The drummer has a similar uniform to the troops but with chevrons down each arm and the usual swallows nest wings on each shoulder. He has a long sword but no firearm, and carries the good-looking drum from a belt over the right shoulder which includes the attachment for holding the sticks. The flag-bearer is dressed like the men but he wears gloves, which makes sense.
The sculpting is very nice, with good detail and realistic human proportions. There is quite a lot of flash in places, and a very visible ridge round most of the seams which spoils the look of the figures. In addition one man has lost most of his sabre scabbard, having room for nothing more than a pocket knife in what little remains. Also you will observe a large random lump of plastic between the feet of the flag-bearer, which clearly should not be there, so quality control was not all it might have been. Lastly, all the figures have quite small bases, and for the NCO and the middle figure in the second row this is insufficient as both cannot stand (the former leans to the left and the latter to the right). You can of course bend them so they do stand, at least temporarily, but this remains a poor bit of planning by the designer.
The poses closely match those in the Line Infantry set, and as such are reasonable. The penultimate man in the second row is moving forward while holding his musket upright to his front, which to us looks awkward and unrealistic, and the ‘marching’ man holding his musket low on this right side is a pretty unlikely position too, but the rest are okay. The drummer has been quite successfully done despite being a single piece, and given the limitations of the manufacturing process the position of the hands is not bad.
The flag in this set is much like that in the Line Infantry set, which despite being very limp only measures about 15mm by 12mm when to scale it should be more like 20mm and square! Also the staff, while having a nice and accurate finial, is much too short, a fact the figure attempts to hide by holding it high off the ground.

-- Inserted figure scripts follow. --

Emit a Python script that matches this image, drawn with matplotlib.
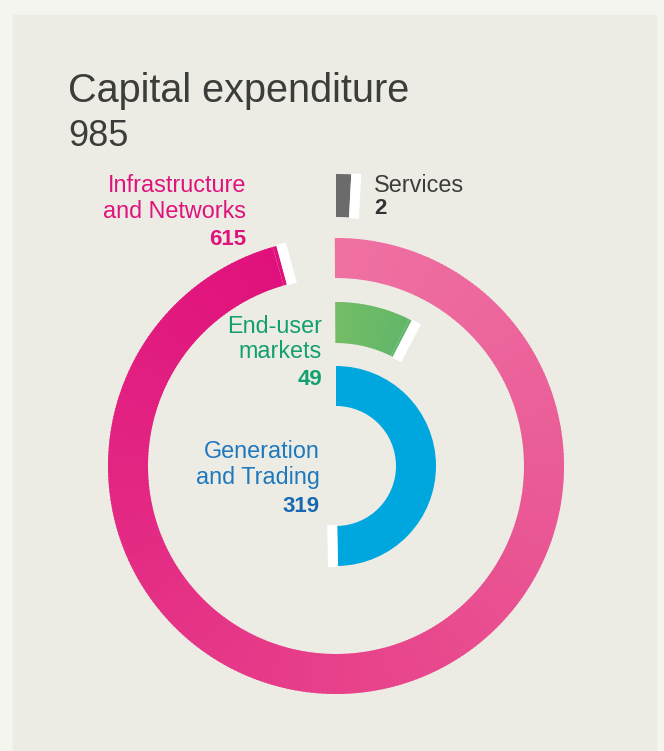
import numpy as np
import matplotlib
matplotlib.use("Agg")
import matplotlib.pyplot as plt
from matplotlib.patches import Wedge, Rectangle, Polygon
from matplotlib.colors import LinearSegmentedColormap

plt.rcParams['font.family'] = ['Liberation Sans', 'DejaVu Sans']

# data
title = "Capital expenditure"
total = 985
segments = ["Services", "Infrastructure\nand Networks", "End-user\nmarkets", "Generation\nand Trading"]
values = [2, 615, 49, 319]

# ring layout (outermost first), in pixels
W, H = 664, 751
cx, cy = 336, H - 466
radii = [292, 228, 164, 100]
widths = [43, 40, 41, 40]
full_scale = 642          # value that would fill a whole circle
min_sweep = 3.0
cap_w = 10

fig = plt.figure(figsize=(W / 100, H / 100), dpi=100, facecolor="#F5F5EF")
ax = fig.add_axes([0, 0, 1, 1])
ax.set_xlim(0, W)
ax.set_ylim(0, H)
ax.set_aspect("equal")
ax.axis("off")

ax.add_patch(Rectangle((13, 0), 643, H - 15, color="#ECEBE4", zorder=0))

pink = LinearSegmentedColormap.from_list(
    "pink", ["#EF71A2", "#EA5D97", "#E8438B", "#E32883", "#E0117C"])
green = LinearSegmentedColormap.from_list("green", ["#73BD65", "#63B76A"])


def ring(r, w, sweep, cmap=None, color=None):
    n = max(int(sweep), 1) if cmap is not None else 1
    step = sweep / n
    for i in range(n):
        a0 = 90 - (i + 1) * step
        a1 = 90 - i * step
        c = cmap(i / max(n - 1, 1)) if cmap is not None else color
        ax.add_patch(Wedge((cx, cy), r, a0, a1 + (0.3 if i < n - 1 else 0),
                           width=w, facecolor=c, edgecolor="none", zorder=2))
    # white cap after the arc end
    ang = np.deg2rad(90 - sweep)
    u = np.array([np.cos(ang), np.sin(ang)])
    t = np.array([np.sin(ang), -np.cos(ang)])
    c0 = np.array([cx, cy])
    r_in, r_out = r - w - 1, r + 1
    pts = [c0 + r_in * u, c0 + r_out * u, c0 + r_out * u + cap_w * t, c0 + r_in * u + cap_w * t]
    ax.add_patch(Polygon(pts, closed=True, facecolor="white", edgecolor="none", zorder=3))


styles = [dict(color="#6B6B6B"), dict(cmap=pink), dict(cmap=green), dict(color="#00A7DE")]
for v, r, w, st in zip(values, radii, widths, styles):
    sweep = max(v * 360 / full_scale, min_sweep)
    ring(r, w, sweep, **st)

# title
ax.text(68, H - 102, title, fontsize=28.5, color="#3C3C3B", va="baseline", ha="left")
ax.text(68, H - 146, str(total), fontsize=26, color="#3C3C3B", va="baseline", ha="left")

# labels
label_specs = [
    # name colour, value colour, x, ha, baselines
    ("#3C3C3B", "#333333", 374, "left", [192, 214]),
    ("#E0127C", "#E0127C", 246, "right", [192, 218, 245]),
    ("#13A070", "#13A070", 322, "right", [333, 358, 385]),
    ("#1E78BE", "#1768B0", 320, "right", [458, 484, 512]),
]
for name, v, (nc, vc, x, ha, ys) in zip(segments, values, label_specs):
    lines = name.split("\n")
    for line, y in zip(lines, ys):
        ax.text(x, H - y, line, fontsize=16.8, color=nc, ha=ha, va="baseline")
    ax.text(x, H - ys[len(lines)], str(v), fontsize=16, fontweight="bold",
            color=vc, ha=ha, va="baseline")

fig.savefig("out.png", dpi=100, facecolor=fig.get_facecolor())
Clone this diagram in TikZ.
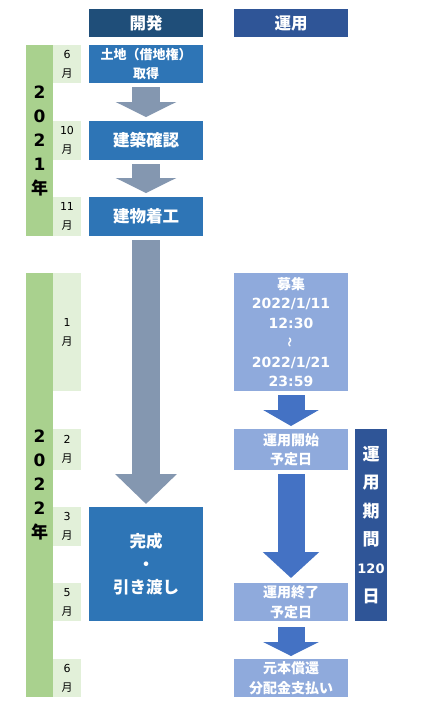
\documentclass[tikz,border=0pt]{standalone}
\usepackage{fontspec}
\setmainfont{Noto Sans CJK JP}
\newfontfamily\dvfont{DejaVu Sans}
\newcommand{\dg}[1]{{\dvfont #1}}
\usetikzlibrary{arrows.meta,positioning}

\definecolor{devhead}{HTML}{1F4E79}
\definecolor{opshead}{HTML}{2F5597}
\definecolor{devfill}{HTML}{2E75B6}
\definecolor{opsfill}{HTML}{8FAADC}
\definecolor{devarrow}{HTML}{8497B0}
\definecolor{opsarrow}{HTML}{4472C4}
\definecolor{yeargreen}{HTML}{A9D18E}
\definecolor{monthgreen}{HTML}{E2F0D9}

\tikzset{
  cell/.style={anchor=north west, inner sep=0pt, outer sep=0pt, align=center},
  headbox/.style={cell, fill=#1, text=white, minimum width=114pt, minimum height=28pt,
    font=\fontsize{16.5}{18}\selectfont\bfseries},
  devbox/.style={cell, fill=devfill, text=white, minimum width=114pt, minimum height=#1,
    font=\fontsize{16.5}{23}\selectfont\bfseries},
  opsbox/.style={cell, fill=opsfill, text=white, minimum width=114pt, minimum height=#1,
    font=\fontsize{14}{19.5}\selectfont\bfseries},
  monthcell/.style={cell, anchor=east, fill=monthgreen, minimum width=28pt, minimum height=#1,
    font=\fontsize{11}{19}\selectfont},
  yearbar/.style={cell, fill=yeargreen, minimum width=27pt, minimum height=#1,
    font=\fontsize{17}{24}\selectfont\bfseries},
  devflow/.style={draw=devarrow, line width=28pt, -{Triangle[width=60pt, length=#1]}},
  opsflow/.style={draw=opsarrow, line width=27pt, -{Triangle[width=55pt, length=#1]}}
}

\begin{document}
\begin{tikzpicture}[x=1pt, y=-1pt]
  \useasboundingbox[fill=white] (0,0) rectangle (432,721);

  % headers
  \node[headbox=devhead] (hdev) at (89,9) {開発};
  \node[headbox=opshead] (hops) at (234,9) {運用};

  % development column
  \node[devbox=38pt, font=\fontsize{13}{19}\selectfont\bfseries] (land) at (89,45) {土地（借地権）\\取得};
  \node[devbox=39pt] (permit) at (89,121) {建築確認};
  \node[devbox=39pt] (start) at (89,197) {建物着工};
  \node[devbox=114pt] (done) at (89,507) {完成\\・\\引き渡し};

  % operation column
  \node[opsbox=118pt] (offer) at (234,273) {募集\\\dg{2022/1/11}\\\dg{12:30}\\
    \rotatebox{90}{\fontsize{10}{10}\selectfont ～}\\\dg{2022/1/21}\\\dg{23:59}};
  \node[opsbox=41pt] (opbegin) at (234,429) {運用開始\\予定日};
  \node[opsbox=38pt] (opend) at (234,583) {運用終了\\予定日};
  \node[opsbox=38pt] (repay) at (234,659) {元本償還\\分配金支払い};
  \node[cell, fill=opshead, text=white, minimum width=32pt, minimum height=192pt,
    font=\fontsize{17}{28.4}\selectfont\bfseries] (period) at (355,429)
    {運\\用\\期\\間\\{\dvfont\bfseries\fontsize{13}{13}\selectfont 120}\\日};

  % years
  \node[yearbar=191pt] (y2021) at (26,45) {\dg{2}\\\dg{0}\\\dg{2}\\\dg{1}\\年};
  \node[yearbar=424pt] (y2022) at (26,273) {\dg{2}\\\dg{0}\\\dg{2}\\\dg{2}\\年};

  % months
  \node[monthcell=38pt, left=8pt of land] (m6a) {\dg{6}\\月};
  \node[monthcell=39pt, left=8pt of permit] (m10) {\dg{10}\\月};
  \node[monthcell=39pt, left=8pt of start] (m11) {\dg{11}\\月};
  \node[monthcell=118pt, left=8pt of offer.west -| done.west] (m1) {\dg{1}\\月};
  \node[monthcell=41pt, left=8pt of opbegin.west -| done.west] (m2) {\dg{2}\\月};
  \node[monthcell=39pt, left=8pt of done.north west, anchor=north east] (m3) {\dg{3}\\月};
  \node[monthcell=38pt, left=8pt of opend.west -| done.west] (m5) {\dg{5}\\月};
  \node[monthcell=38pt, left=8pt of repay.west -| done.west] (m6b) {\dg{6}\\月};

  % flow arrows
  \draw[devflow=15pt] ([yshift=-4pt]land.south) -- ([yshift=4pt]permit.north);
  \draw[devflow=15pt] ([yshift=-4pt]permit.south) -- ([yshift=4pt]start.north);
  \draw[devflow=30pt] ([yshift=-4pt]start.south) -- ([yshift=3pt]done.north);
  \draw[opsflow=16pt] ([yshift=-4pt]offer.south) -- ([yshift=3pt]opbegin.north);
  \draw[opsflow=26pt] ([yshift=-4pt]opbegin.south) -- ([yshift=5pt]opend.north);
  \draw[opsflow=14pt] ([yshift=-6pt]opend.south) -- ([yshift=3pt]repay.north);
\end{tikzpicture}
\end{document}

From 1808 a new style of shako and new kit was issued, so the claimed dates for this set are accurate. However the many small inaccuracies on the command figures are a disappointment here, and while the sculpting is reasonable the amount of flash is quite a lot more than we have come to expect from RedBox recently. Small flags and short staffs may be forced by the limitations of the mould, but leaning figures that cannot stand on their very small bases must count as a basic error that no one wants to find when they open the box. So while you get a generally good selection of poses with some useful command figures, there are other aspects of this set that fail to impress.